Bill S-2 was initially tabled in November, 2013 by Conservative Senator Linda Frum.
“The technique of incorporation by reference is currently used in a wide range of federal regulations,” Frum told the Senate at the time. “It is used in regulations varying from those preventing the financing of terrorism, to those governing medical devices, to those that control the collection of cells, tissues and organ transplants for donation, and those governing the way that ships are built. Indeed, it is difficult to think of a heavily regulated area in which incorporation by reference is not used to some degree.”
As an example to illustrate her point, Frum suggested a regulation could stipulate “that all hockey helmets must be manufactured in accordance with a particular standard written by the Canadian Standards Association.”
In this example, a regulation would not actually reproduce the CSA text.
“Frequently, technical standards, like the one used in this example, are incorporated as amended from time to time,” Frum said. “This means that when the Canadian Standards Association makes amendments to the standard to keep up to date with changes in technology or improvements in manufacturing and science, those changes are automatically included in the regulation. In other words, the changes made to that standard are incorporated into the regulation and become law without amending the text of the regulation. This is otherwise known as ‘ambulatory incorporation by reference.'”

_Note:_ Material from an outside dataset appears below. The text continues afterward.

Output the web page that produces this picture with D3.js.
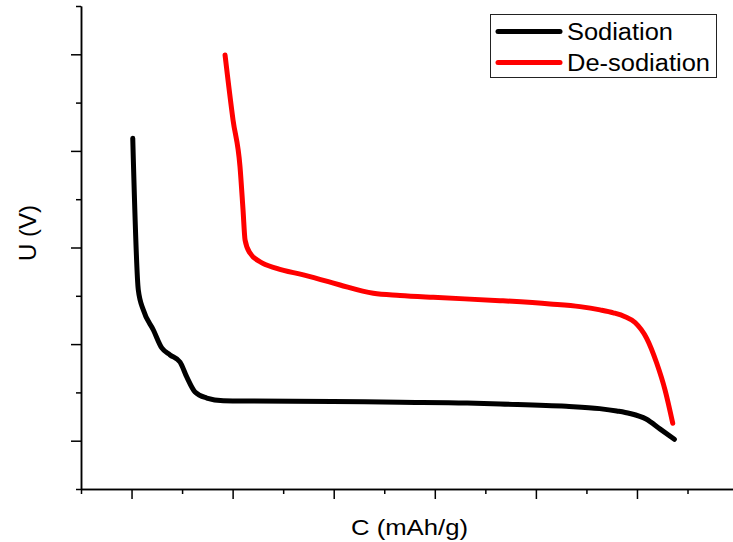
<!DOCTYPE html>
<html>
<head>
<meta charset="utf-8">
<script src="https://cdn.jsdelivr.net/npm/d3@7"></script>
<style>
  body { margin: 0; background: #fff; }
  text { font-family: Arial, "Liberation Sans", sans-serif; fill: #000; }
</style>
</head>
<body>
<svg id="chart" width="733" height="542"></svg>
<script>
// capacity (mAh/g) and voltage (V)
const sodiationC = [1.2, 6.7, 11.7, 21.6, 29.9, 38.1, 48, 54.6, 62.8, 74.4, 90.8, 117, 199, 266, 332, 365, 430, 463, 480, 493, 509, 523, 537];
const sodiationU = [1.565, 0.78, 0.676, 0.573, 0.48, 0.444, 0.407, 0.33, 0.252, 0.221, 0.207, 0.205, 0.203, 0.199, 0.195, 0.19, 0.178, 0.166, 0.154, 0.141, 0.112, 0.06, 0.007];

const desodiationC = [92.5, 100.4, 107.3, 110.3, 112.3, 117.2, 127.1, 143.6, 170, 194.7, 206.3, 239.2, 265.6, 298.5, 364.5, 414, 443.6, 463.5, 476.6, 488.2, 498.1, 509.6, 519.5, 527.8, 535.4];
const desodiationU = [1.996, 1.66, 1.418, 1.194, 1.039, 0.971, 0.926, 0.892, 0.858, 0.823, 0.806, 0.763, 0.752, 0.742, 0.725, 0.708, 0.694, 0.677, 0.662, 0.642, 0.612, 0.53, 0.402, 0.262, 0.09];

const seriesNames = ["Sodiation", "De-sodiation"];
const seriesColors = ["#000000", "#ff0000"];

const xMajor = [0, 100, 200, 300, 400, 500];
const xMinor = [-50, 50, 150, 250, 350, 450, 550];
const yMajor = [0, 0.5, 1, 1.5, 2];
const yMinor = [-0.25, 0.25, 0.75, 1.25, 1.75, 2.25];

const svg = d3.select('#chart');

const x = d3.scaleLinear().domain([-50, 595]).range([81, 733]);
const y = d3.scaleLinear().domain([-0.25, 2.25]).range([489, 6]);

// axes: no tick labels, majors long, minors short
function styleAxis(g) {
  g.selectAll('path, line').attr('stroke', '#000').attr('stroke-width', 1.5);
  g.selectAll('text').remove();
}

svg.append('g').attr('transform', 'translate(0,489)')
   .call(d3.axisBottom(x).tickValues(xMajor).tickSize(10).tickSizeOuter(0)).call(styleAxis);
svg.append('g').attr('transform', 'translate(0,489)')
   .call(d3.axisBottom(x).tickValues(xMinor).tickSize(5).tickSizeOuter(0)).call(styleAxis);
svg.append('g').attr('transform', 'translate(81,0)')
   .call(d3.axisLeft(y).tickValues(yMajor).tickSize(10).tickSizeOuter(0)).call(styleAxis);
svg.append('g').attr('transform', 'translate(81,0)')
   .call(d3.axisLeft(y).tickValues(yMinor).tickSize(5).tickSizeOuter(0)).call(styleAxis);

const line = d3.line()
  .x(d => x(d[0]))
  .y(d => y(d[1]))
  .curve(d3.curveMonotoneX);

const series = [
  d3.zip(sodiationC, sodiationU),
  d3.zip(desodiationC, desodiationU)
];

svg.selectAll('.curve')
   .data(series)
   .join('path')
    .attr('class', 'curve')
    .attr('d', line)
    .attr('fill', 'none')
    .attr('stroke', (d, i) => seriesColors[i])
    .attr('stroke-width', 5)
    .attr('stroke-linecap', 'round')
    .attr('stroke-linejoin', 'round');

// axis titles
svg.append('text')
   .attr('x', 351).attr('y', 535)
   .attr('font-size', 22)
   .attr('textLength', 117).attr('lengthAdjust', 'spacingAndGlyphs')
   .text('C (mAh/g)');

svg.append('text')
   .attr('transform', 'translate(36,233) rotate(-90)')
   .attr('text-anchor', 'middle')
   .attr('font-size', 24)
   .text('U (V)');

// legend
const legend = svg.append('g');
legend.append('rect')
      .attr('x', 490.5).attr('y', 14.5).attr('width', 226).attr('height', 63)
      .attr('fill', '#fff').attr('stroke', '#222').attr('stroke-width', 1);

const legendY = [31.5, 62.5];
const legendW = [106, 143];
seriesNames.forEach((name, i) => {
  legend.append('line')
        .attr('x1', 498).attr('x2', 560)
        .attr('y1', legendY[i]).attr('y2', legendY[i])
        .attr('stroke', seriesColors[i]).attr('stroke-width', 5)
        .attr('stroke-linecap', 'round');
  legend.append('text')
        .attr('x', 567).attr('y', legendY[i] + 8.5)
        .attr('font-size', 23)
        .attr('textLength', legendW[i]).attr('lengthAdjust', 'spacingAndGlyphs')
        .text(name);
});
</script>
</body>
</html>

The bill was the subject of hearings in April, 2014 before the Senate Standing Committee on Legal and Constitutional Affairs. It passed third reading in the upper chamber April 9, 2014 and was tabled the following day in the Commons. The justice and human rights committee returned the bill last December, and it was tabled June 9, 2015 for consideration at report stage.
“There are over 275 different standards produced by the Canadian Standards Association alone that are referenced in federal regulations,” Albas said last October during debate on second reading of Bill S-2. “Added together, there are already more than 800 references in federal regulations to various types of standards, both internationally developed and developed as part of our national standards system. These are important components that help assist Canadian businesses and Canadians in how they conduct their daily business.”